> **What you should do**: From the first line of the data below through the line bearing "stages = ['E8.5', 'E9.5', 'E10.5', 'E11.5', 'E15.5']", reproduce each line exactly; do not include pictures.

········

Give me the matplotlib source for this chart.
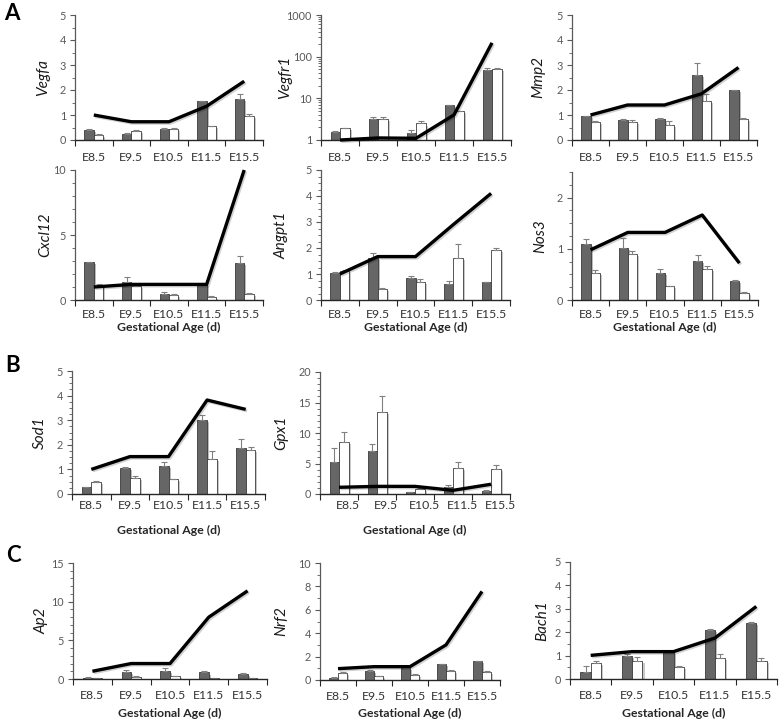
import matplotlib
matplotlib.use('Agg')
import matplotlib.pyplot as plt
import matplotlib.patheffects as pe
import matplotlib.transforms as mtransforms
from matplotlib.ticker import MultipleLocator, FixedLocator, LogLocator, NullFormatter, FixedFormatter
import numpy as np

plt.rcParams['font.family'] = ['Lato', 'DejaVu Sans']

stages = ['E8.5', 'E9.5', 'E10.5', 'E11.5', 'E15.5']

# line = fold change, dark/white bars with upper error bars
vegfa_line = [1.0, 0.73, 0.73, 1.35, 2.35]
vegfa_dark = [0.40, 0.25, 0.45, 1.55, 1.65]
vegfa_dark_err = [0.05, 0.05, 0.05, 0.02, 0.2]
vegfa_white = [0.22, 0.38, 0.45, 0.55, 0.95]
vegfa_white_err = [0.02, 0.03, 0.03, 0.02, 0.1]

vegfr1_line = [1.0, 1.12, 1.1, 4.0, 215]
vegfr1_dark = [1.53, 3.2, 1.5, 6.8, 48]
vegfr1_dark_err = [0.1, 0.4, 0.25, 0.1, 5]
vegfr1_white = [1.9, 3.2, 2.5, 5.0, 51]
vegfr1_white_err = [0.05, 0.3, 0.3, 0.1, 3]

mmp2_line = [1.0, 1.4, 1.4, 1.85, 2.9]
mmp2_dark = [0.95, 0.8, 0.85, 2.6, 2.0]
mmp2_dark_err = [0.02, 0.03, 0.02, 0.48, 0.02]
mmp2_white = [0.72, 0.72, 0.62, 1.55, 0.85]
mmp2_white_err = [0.06, 0.08, 0.16, 0.3, 0.03]

cxcl12_line = [1.0, 1.2, 1.2, 1.2, 10.0]
cxcl12_dark = [2.9, 1.4, 0.5, 1.2, 2.85]
cxcl12_dark_err = [0.0, 0.4, 0.12, 0.05, 0.55]
cxcl12_white = [1.1, 1.1, 0.4, 0.25, 0.5]
cxcl12_white_err = [0.12, 0.05, 0.03, 0.02, 0.06]

angpt1_line = [1.0, 1.67, 1.67, 2.9, 4.1]
angpt1_dark = [1.05, 1.6, 0.85, 0.62, 0.68]
angpt1_dark_err = [0.02, 0.2, 0.06, 0.13, 0.02]
angpt1_white = [1.12, 0.42, 0.68, 1.6, 1.93]
angpt1_white_err = [0.03, 0.03, 0.12, 0.55, 0.06]

nos3_line = [0.98, 1.32, 1.32, 1.66, 0.72]
nos3_dark = [1.1, 1.02, 0.53, 0.76, 0.37]
nos3_dark_err = [0.1, 0.2, 0.07, 0.11, 0.03]
nos3_white = [0.52, 0.9, 0.27, 0.6, 0.14]
nos3_white_err = [0.06, 0.06, 0.01, 0.06, 0.01]

sod1_line = [1.0, 1.52, 1.52, 3.82, 3.44]
sod1_dark = [0.28, 1.05, 1.15, 3.0, 1.88]
sod1_dark_err = [0.02, 0.06, 0.15, 0.2, 0.37]
sod1_white = [0.5, 0.65, 0.6, 1.43, 1.78]
sod1_white_err = [0.04, 0.07, 0.02, 0.32, 0.14]

gpx1_line = [1.1, 1.25, 1.25, 0.6, 1.6]
gpx1_dark = [5.2, 7.0, 0.3, 1.2, 0.5]
gpx1_dark_err = [2.3, 1.2, 0.05, 0.2, 0.1]
gpx1_white = [8.5, 13.4, 0.9, 4.3, 4.1]
gpx1_white_err = [1.6, 2.7, 0.1, 0.9, 0.7]

ap2_line = [1.0, 2.0, 2.0, 8.0, 11.4]
ap2_dark = [0.15, 0.9, 1.05, 0.85, 0.7]
ap2_dark_err = [0.05, 0.25, 0.35, 0.15, 0.05]
ap2_white = [0.12, 0.3, 0.35, 0.15, 0.1]
ap2_white_err = [0.02, 0.1, 0.03, 0.02, 0.02]

nrf2_line = [0.97, 1.14, 1.14, 3.0, 7.57]
nrf2_dark = [0.2, 0.8, 1.0, 1.35, 1.6]
nrf2_dark_err = [0.02, 0.05, 0.05, 0.05, 0.03]
nrf2_white = [0.6, 0.35, 0.45, 0.75, 0.7]
nrf2_white_err = [0.05, 0.03, 0.03, 0.1, 0.03]

bach1_line = [1.01, 1.17, 1.17, 1.75, 3.1]
bach1_dark = [0.3, 1.0, 1.15, 2.1, 2.38]
bach1_dark_err = [0.25, 0.05, 0.03, 0.05, 0.07]
bach1_white = [0.7, 0.78, 0.52, 0.88, 0.78]
bach1_white_err = [0.05, 0.17, 0.03, 0.19, 0.1]

W, H = 783, 720
fig = plt.figure(figsize=(W / 100, H / 100), dpi=100)

DARK = '#666666'
EDGE = '#3a3a3a'
ERR = '#808080'
bar_fx = [pe.withSimplePatchShadow(offset=(1.5, -1.5), alpha=0.3)]
line_fx = [pe.SimpleLineShadow(offset=(1, -1), alpha=0.18), pe.Normal()]


def add_panel(rect, name, line, dark, dark_err, white, white_err, ymax, major, minor,
              log=False, pad=8.0, xlabel_y=None, ylabel_x=None, label_shift=0):
    x0, y0, x1, y1 = rect
    ax = fig.add_axes([x0 / W, 1 - y1 / H, (x1 - x0) / W, (y1 - y0) / H])
    x = np.arange(len(stages))
    w = 0.25
    bottom = 1 if log else 0
    dark = np.array(dark)
    white = np.array(white)
    ax.bar(x - w / 2, dark - bottom, w, bottom=bottom, color=DARK, edgecolor=EDGE,
           linewidth=0.6, zorder=2, path_effects=bar_fx)
    ax.bar(x + w / 2, white - bottom, w, bottom=bottom, color='white', edgecolor=EDGE,
           linewidth=0.6, zorder=2, path_effects=bar_fx)
    ax.errorbar(x - w / 2, dark, yerr=[np.zeros(5), dark_err], fmt='none', ecolor=ERR,
                elinewidth=0.8, capsize=2.5, capthick=0.8, zorder=2.5)
    ax.errorbar(x + w / 2, white, yerr=[np.zeros(5), white_err], fmt='none', ecolor=ERR,
                elinewidth=0.8, capsize=2.5, capthick=0.8, zorder=2.5)
    ax.plot(x, line, color='black', lw=2.4, zorder=3, solid_capstyle='butt',
            path_effects=line_fx, clip_on=False)

    ax.set_xlim(-0.5, 4.5)
    if log:
        ax.set_yscale('log')
        ax.set_ylim(1, ymax)
        ax.yaxis.set_major_locator(FixedLocator([1, 10, 100, 1000]))
        ax.yaxis.set_major_formatter(FixedFormatter(['1', '10', '100', '1000']))
        ax.yaxis.set_minor_locator(LogLocator(base=10, subs=np.arange(2, 10)))
        ax.yaxis.set_minor_formatter(NullFormatter())
    else:
        ax.set_ylim(0, ymax)
        ax.yaxis.set_major_locator(MultipleLocator(major))
        ax.yaxis.set_minor_locator(MultipleLocator(minor))

    for side in ['top', 'right']:
        ax.spines[side].set_visible(False)
    ax.spines['left'].set_color('#595959')
    ax.spines['bottom'].set_color('#262626')
    ax.spines['left'].set_linewidth(0.9)
    ax.spines['bottom'].set_linewidth(1.0)

    ax.set_xticks(x)
    ax.set_xticklabels(stages)
    ax.set_xticks(np.arange(-0.5, 5, 1), minor=True)
    ax.tick_params(axis='x', which='major', length=0, pad=pad, labelsize=8.8, labelcolor='#333333')
    ax.tick_params(axis='x', which='minor', length=4, width=0.8, color='#262626', direction='out')
    ax.tick_params(axis='y', which='major', length=3.5, width=0.8, color='#595959',
                   labelsize=7.8, labelcolor='#595959', pad=3)
    ax.tick_params(axis='y', which='minor', length=2, width=0.6, color='#595959')

    if label_shift:
        offset = mtransforms.ScaledTranslation(label_shift / 100, 0, fig.dpi_scale_trans)
        for lab in ax.get_xticklabels():
            lab.set_transform(lab.get_transform() + offset)

    fig.text(ylabel_x / W, 1 - (y0 + y1) / 2 / H, name, rotation=90, ha='center', va='center',
             style='italic', fontsize=11, color='#1a1a1a')
    if xlabel_y is not None:
        fig.text((x0 + x1) / 2 / W, 1 - xlabel_y / H, 'Gestational Age (d)', ha='center',
                 va='center', fontsize=8.8, fontweight='bold', color='#262626')
    return ax


# row A top
add_panel((75, 15, 263, 140), 'Vegfa', vegfa_line, vegfa_dark, vegfa_dark_err,
          vegfa_white, vegfa_white_err, 5, 1, 0.5, pad=8.5, ylabel_x=43)
add_panel((321, 15, 511, 140), 'Vegfr1', vegfr1_line, vegfr1_dark, vegfr1_dark_err,
          vegfr1_white, vegfr1_white_err, 1000, None, None, log=True, pad=8.5, ylabel_x=285)
add_panel((572, 15, 757, 140), 'Mmp2', mmp2_line, mmp2_dark, mmp2_dark_err,
          mmp2_white, mmp2_white_err, 5, 1, 0.5, pad=8.5, ylabel_x=538)

# row A bottom
add_panel((75, 170, 263, 300), 'Cxcl12', cxcl12_line, cxcl12_dark, cxcl12_dark_err,
          cxcl12_white, cxcl12_white_err, 10, 5, 1, pad=6.5, xlabel_y=327, ylabel_x=45)
add_panel((321, 170, 510, 300), 'Angpt1', angpt1_line, angpt1_dark, angpt1_dark_err,
          angpt1_white, angpt1_white_err, 5, 1, 0.25, pad=6.5, xlabel_y=327, ylabel_x=282)
add_panel((572, 172, 758, 300), 'Nos3', nos3_line, nos3_dark, nos3_dark_err,
          nos3_white, nos3_white_err, 2.5, 1, 0.25, pad=6.5, xlabel_y=327, ylabel_x=540)

# row B
add_panel((72, 371, 265, 494), 'Sod1', sod1_line, sod1_dark, sod1_dark_err,
          sod1_white, sod1_white_err, 5, 1, 0.25, pad=4, xlabel_y=530, ylabel_x=40)
add_panel((320, 372, 510, 494), 'Gpx1', gpx1_line, gpx1_dark, gpx1_dark_err,
          gpx1_white, gpx1_white_err, 20, 5, 1, pad=4, xlabel_y=530, ylabel_x=281,
          label_shift=9)

# row C
add_panel((73, 563, 267, 679), 'Ap2', ap2_line, ap2_dark, ap2_dark_err,
          ap2_white, ap2_white_err, 15, 5, 1, pad=8, xlabel_y=713, ylabel_x=42)
add_panel((320, 563, 500, 680), 'Nrf2', nrf2_line, nrf2_dark, nrf2_dark_err,
          nrf2_white, nrf2_white_err, 10, 2, 1, pad=8, xlabel_y=713, ylabel_x=281)
add_panel((570, 562, 777, 679), 'Bach1', bach1_line, bach1_dark, bach1_dark_err,
          bach1_white, bach1_white_err, 5, 1, 0.5, pad=8, xlabel_y=713, ylabel_x=542)

for letter, px, py in [('A', 12, 14), ('B', 13, 365), ('C', 13, 555)]:
    fig.text(px / W, 1 - py / H, letter, ha='center', va='center', fontsize=16,
             fontweight='bold', color='black')

fig.savefig('out.png', dpi=100)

········

> **Result for this exercise**:
Give me the matplotlib source for this chart.
import matplotlib
matplotlib.use('Agg')
import matplotlib.pyplot as plt
import matplotlib.patheffects as pe
import matplotlib.transforms as mtransforms
from matplotlib.ticker import MultipleLocator, FixedLocator, LogLocator, NullFormatter, FixedFormatter
import numpy as np

plt.rcParams['font.family'] = ['Lato', 'DejaVu Sans']

stages = ['E8.5', 'E9.5', 'E10.5', 'E11.5', 'E15.5']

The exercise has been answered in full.